Global cancer agency’s funding in the crosshairs

U.S. Congress investigates science underlying glyphosate assessment

by Britt E. Erickson
February 12, 2018 | A version of this story appeared in Volume 96, Issue 7

2017 IARC funding

Total budget is $26.9 million

U.S. assessed contribution is $2.0 million

U.S. paid $600,000 as of Jan. 15, 2018

Note: 70% of IARC’s budget is shared equally by 24 countries, while the remaining 30% is assessed based on a country’s wealth and population.

Republican leaders in the U.S. House of Representatives are threatening to withhold funding from the World Health Organization’s cancer research arm, the International Agency for Research on Cancer (IARC). The U.S. provides about $2.0 million, or about 7.4% of IARC’s annual budget.

At issue is a 2015 IARC assessment that classifies the widely used herbicide glyphosate as a probable carcinogen. Glyphosate is the active ingredient in Monsanto’s Roundup and many other generic herbicide formulations. IARC’s assessment led to lawsuits against Monsanto and an uproar last year in the European Union over whether to continue allowing use of the herbicide.

The agrochemical industry and its allies in Congress are intensifying an attack on IARC and its glyphosate assessment. Rep.

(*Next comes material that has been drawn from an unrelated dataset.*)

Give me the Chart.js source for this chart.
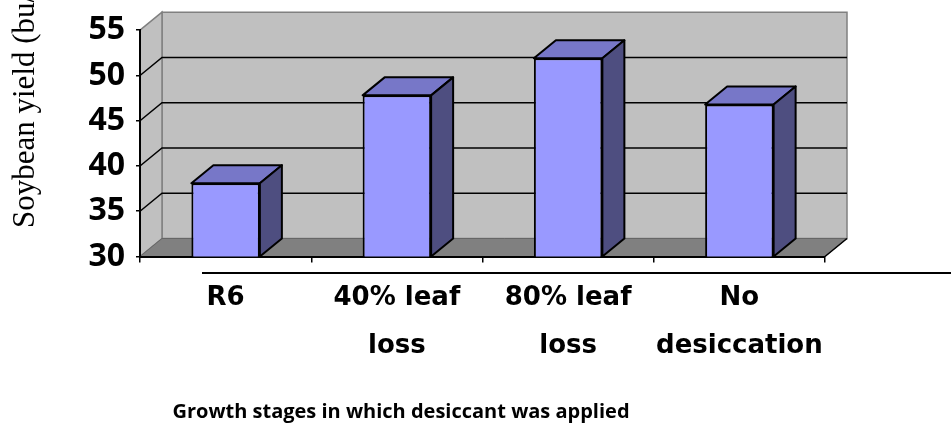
<!DOCTYPE html>
<html>
<head>
<meta charset="utf-8">
<script src="https://cdn.jsdelivr.net/npm/chart.js"></script>
<style>
html, body { margin: 0; padding: 0; background: #fff; }
#wrap { width: 951px; height: 426px; }
</style>
</head>
<body>
<div id="wrap"><canvas id="yieldChart"></canvas></div>
<script>
var stages = [['R6'], ['40% leaf', 'loss'], ['80% leaf', 'loss'], ['No', 'desiccation']];
var yieldValues = [38.1, 47.8, 51.9, 46.8];
var yTicks = [30, 35, 40, 45, 50, 55];
var yTitle = 'Soybean yield (bu/acre)';
var xTitle = 'Growth stages in which desiccant was applied';

// 3d depth offset
var DX = 22, DY = -18;

function poly(ctx, pts, fill, stroke, lw) {
    ctx.beginPath();
    ctx.moveTo(pts[0][0], pts[0][1]);
    for (var i = 1; i < pts.length; i++) ctx.lineTo(pts[i][0], pts[i][1]);
    ctx.closePath();
    if (fill) { ctx.fillStyle = fill; ctx.fill(); }
    if (stroke) { ctx.strokeStyle = stroke; ctx.lineWidth = lw || 1; ctx.stroke(); }
}

var wallsPlugin = {
    id: 'walls',
    beforeDraw: function(chart) {
        var ctx = chart.ctx, a = chart.chartArea, ys = chart.scales.y;
        ctx.save();
        ctx.fillStyle = '#fff';
        ctx.fillRect(0, 0, chart.width, chart.height);
        // back wall
        poly(ctx, [[a.left + DX, a.top + DY], [a.right + DX, a.top + DY], [a.right + DX, a.bottom + DY], [a.left + DX, a.bottom + DY]], '#c0c0c0', '#808080', 1.5);
        // left side wall
        poly(ctx, [[a.left, a.top], [a.left + DX, a.top + DY], [a.left + DX, a.bottom + DY], [a.left, a.bottom]], '#c0c0c0', '#808080', 1.5);
        // floor
        poly(ctx, [[a.left, a.bottom], [a.left + DX, a.bottom + DY], [a.right + DX, a.bottom + DY], [a.right, a.bottom]], '#808080', '#666', 1);
        // gridlines on side and back wall
        ctx.strokeStyle = '#000';
        ctx.lineWidth = 1.5;
        ys.ticks.forEach(function(t) {
            if (t.value <= ys.min || t.value >= ys.max) return;
            var y = ys.getPixelForValue(t.value);
            ctx.beginPath();
            ctx.moveTo(a.left, y);
            ctx.lineTo(a.left + DX, y + DY);
            ctx.lineTo(a.right + DX, y + DY);
            ctx.stroke();
        });
        // front right floor edge
        ctx.beginPath();
        ctx.moveTo(a.right, a.bottom);
        ctx.lineTo(a.right + DX, a.bottom + DY);
        ctx.stroke();
        ctx.restore();
    },
    afterDatasetsDraw: function(chart) {
        var ctx = chart.ctx;
        var meta = chart.getDatasetMeta(0);
        var base = chart.scales.y.getPixelForValue(chart.scales.y.min);
        ctx.save();
        ctx.lineJoin = 'round';
        meta.data.forEach(function(el) {
            var p = el.getProps(['x', 'y', 'width'], true);
            var x1 = p.x - p.width / 2, x2 = p.x + p.width / 2;
            var top = p.y;
            poly(ctx, [[x1, top], [x1 + DX, top + DY], [x2 + DX, top + DY], [x2, top]], '#7777c8', '#000', 2);
            poly(ctx, [[x2, top], [x2 + DX, top + DY], [x2 + DX, base + DY], [x2, base]], '#4e4e80', '#000', 2);
        });
        ctx.restore();
    },
    afterDraw: function(chart) {
        var ctx = chart.ctx, a = chart.chartArea;
        ctx.save();
        // stray rule under the axis
        ctx.strokeStyle = '#000';
        ctx.lineWidth = 2;
        ctx.beginPath();
        ctx.moveTo(202, a.bottom + 16.5);
        ctx.lineTo(chart.width, a.bottom + 16.5);
        ctx.stroke();
        // y title (clipped at top like the original)
        ctx.fillStyle = '#000';
        ctx.font = '31px "Liberation Serif"';
        ctx.textAlign = 'left';
        ctx.textBaseline = 'alphabetic';
        ctx.translate(34, 228);
        ctx.rotate(-Math.PI / 2);
        ctx.fillText(yTitle, 0, 0);
        ctx.restore();
        ctx.save();
        ctx.fillStyle = '#000';
        ctx.font = 'bold 20px "Open Sans"';
        ctx.textAlign = 'center';
        ctx.textBaseline = 'alphabetic';
        ctx.fillText(xTitle, 401, 418);
        ctx.restore();
    }
};

new Chart(document.getElementById('yieldChart'), {
    type: 'bar',
    data: {
        labels: stages,
        datasets: [{
            label: 'Yield',
            data: yieldValues,
            backgroundColor: '#9999ff',
            borderColor: '#000',
            borderWidth: 2,
            barPercentage: 0.4,
            categoryPercentage: 1
        }]
    },
    options: {
        responsive: true,
        maintainAspectRatio: false,
        animation: false,
        layout: { padding: { top: 30, right: 126, left: 0, bottom: 0 } },
        plugins: { legend: { display: false }, tooltip: { enabled: false } },
        scales: {
            x: {
                afterFit: function(s) { s.height = 169.5; },
                grid: { drawOnChartArea: false, drawTicks: true, tickLength: 6, color: '#000', lineWidth: 1.5 },
                border: { display: true, color: '#000', width: 2 },
                ticks: {
                    color: '#000',
                    padding: 12,
                    maxRotation: 0,
                    autoSkip: false,
                    font: { family: 'DejaVu Sans', weight: 'bold', size: 26, lineHeight: 1.846 }
                }
            },
            y: {
                min: 30,
                max: 55,
                afterFit: function(s) { s.width = 140; },
                afterBuildTicks: function(s) {
                    s.ticks = yTicks.map(function(v) { return { value: v }; });
                },
                grid: { drawOnChartArea: false, drawTicks: true, tickLength: 4, color: '#000', lineWidth: 1.5 },
                border: { display: true, color: '#000', width: 2 },
                ticks: {
                    color: '#000',
                    padding: 11,
                    font: { family: 'Open Sans', weight: 'bold', size: 32 }
                }
            }
        }
    },
    plugins: [wallsPlugin]
});
</script>
</body>
</html>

Lamar Smith (R-Texas), chair of the House Science Committee, held a hearing on Feb. 6 to examine what he says are “serious problems with the science underlying IARC’s assessment of glyphosate.” The director of IARC, Christopher Wild, declined the committee’s invitation to provide a witness for the hearing.

IARC is the only agency that has classified glyphosate as a probable carcinogen. Regulatory agencies in the U.S. and EU say the herbicide is safe. In a draft human health risk assessment released in December, EPA concludes that glyphosate has “little to no hazard when exposure is to the skin and when it is inhaled,” Anna Lowit, a science adviser in EPA’s Office of Pesticide Programs, testified at the Feb. 6 hearing. “Effects in laboratory animals were only seen through ingestion at high doses,” she added.

Democrats and environmental groups are calling for the House to investigate whether Monsanto influenced EPA’s review.

“Today’s hearing supports the agrochemical industry agenda to discredit and ultimately defund IARC,” noted Jennifer Sass, a senior scientist with the Natural Resources Defense Council. Sass claimed that the agrochemical industry is using tobacco-industry tactics to “support glyphosate registration and approval” and to “defend itself against litigation claims by thousands of farmers that were once Monsanto Co. customers and are now cancer patients.”